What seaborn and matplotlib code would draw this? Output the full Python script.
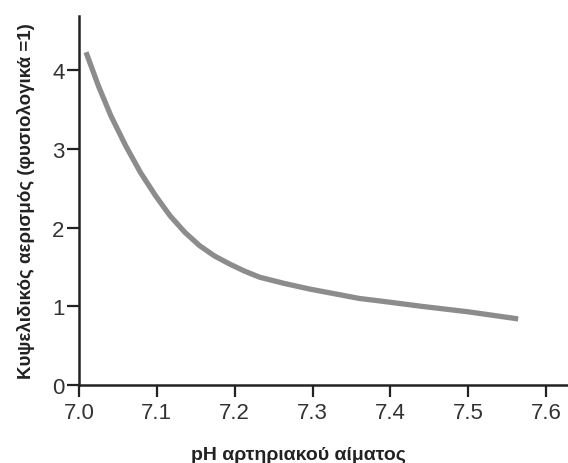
import matplotlib
matplotlib.use("Agg")
import matplotlib.pyplot as plt
import seaborn as sns
import pandas as pd

# Arterial blood pH vs. alveolar ventilation (normal = 1)
ph_values = [7.009, 7.025, 7.041, 7.060, 7.079, 7.098, 7.117, 7.136, 7.155, 7.174,
             7.193, 7.212, 7.232, 7.264, 7.296, 7.328, 7.360, 7.385, 7.44, 7.50, 7.564]
ventilation = [4.23, 3.80, 3.42, 3.04, 2.70, 2.41, 2.15, 1.94, 1.77, 1.64,
               1.54, 1.45, 1.37, 1.29, 1.22, 1.16, 1.10, 1.07, 1.00, 0.93, 0.84]

x_ticks = [7.0, 7.1, 7.2, 7.3, 7.4, 7.5, 7.6]
x_tick_labels = ["7.0", "7.1", "7.2", "7.3", "7.4", "7.5", "7.6"]
y_ticks = [0, 1, 2, 3, 4]

x_label = "pH αρτηριακού αίματος"
y_label = "Κυψελιδικός αερισμός (φυσιολογικά =1)"

df = pd.DataFrame({"ph": ph_values, "vent": ventilation})

sns.set_style("ticks")
plt.rcParams["font.family"] = ["Liberation Sans", "DejaVu Sans"]

fig = plt.figure(figsize=(5.68, 4.64), dpi=100)
ax = fig.add_axes([79 / 568, 1 - 386 / 464, 1 - 79 / 568, (386 - 17) / 464])

sns.lineplot(data=df, x="ph", y="vent", ax=ax, color="#8c8c8c",
             linewidth=3.8, solid_capstyle="butt")

ax.set_xlim(7.0, 7.628)
ax.set_ylim(0, 4.69)
ax.set_xticks(x_ticks)
ax.set_xticklabels(x_tick_labels)
ax.set_yticks(y_ticks)

for side in ("top", "right"):
    ax.spines[side].set_visible(False)
for side in ("left", "bottom"):
    ax.spines[side].set_linewidth(1.8)
    ax.spines[side].set_color("#222222")

ax.tick_params(axis="both", direction="out", length=8.5, width=1.6,
               color="#222222", labelsize=16, labelcolor="#333333")
ax.tick_params(axis="x", pad=4)
ax.tick_params(axis="y", pad=2)

ax.set_xlabel(x_label, fontsize=14, fontweight="bold", color="#222222", labelpad=16)
ax.set_ylabel(y_label, fontsize=13.5, fontweight="bold", color="#222222", labelpad=12)
# centre the x-axis title under the labelled pH range rather than the full axis
ax.xaxis.label.set_x(0.448)

fig.savefig("out.png", dpi=100)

____________________

*Problem to work on:*
Repeat the listing above from its first line through the line that contains "ax = fig.add_axes([79", both included, and nothing more. Drop the pictures.

*The completed task:*
What seaborn and matplotlib code would draw this? Output the full Python script.
import matplotlib
matplotlib.use("Agg")
import matplotlib.pyplot as plt
import seaborn as sns
import pandas as pd

# Arterial blood pH vs. alveolar ventilation (normal = 1)
ph_values = [7.009, 7.025, 7.041, 7.060, 7.079, 7.098, 7.117, 7.136, 7.155, 7.174,
             7.193, 7.212, 7.232, 7.264, 7.296, 7.328, 7.360, 7.385, 7.44, 7.50, 7.564]
ventilation = [4.23, 3.80, 3.42, 3.04, 2.70, 2.41, 2.15, 1.94, 1.77, 1.64,
               1.54, 1.45, 1.37, 1.29, 1.22, 1.16, 1.10, 1.07, 1.00, 0.93, 0.84]

x_ticks = [7.0, 7.1, 7.2, 7.3, 7.4, 7.5, 7.6]
x_tick_labels = ["7.0", "7.1", "7.2", "7.3", "7.4", "7.5", "7.6"]
y_ticks = [0, 1, 2, 3, 4]

x_label = "pH αρτηριακού αίματος"
y_label = "Κυψελιδικός αερισμός (φυσιολογικά =1)"

df = pd.DataFrame({"ph": ph_values, "vent": ventilation})

sns.set_style("ticks")
plt.rcParams["font.family"] = ["Liberation Sans", "DejaVu Sans"]

fig = plt.figure(figsize=(5.68, 4.64), dpi=100)
ax = fig.add_axes([79 / 568, 1 - 386 / 464, 1 - 79 / 568, (386 - 17) / 464])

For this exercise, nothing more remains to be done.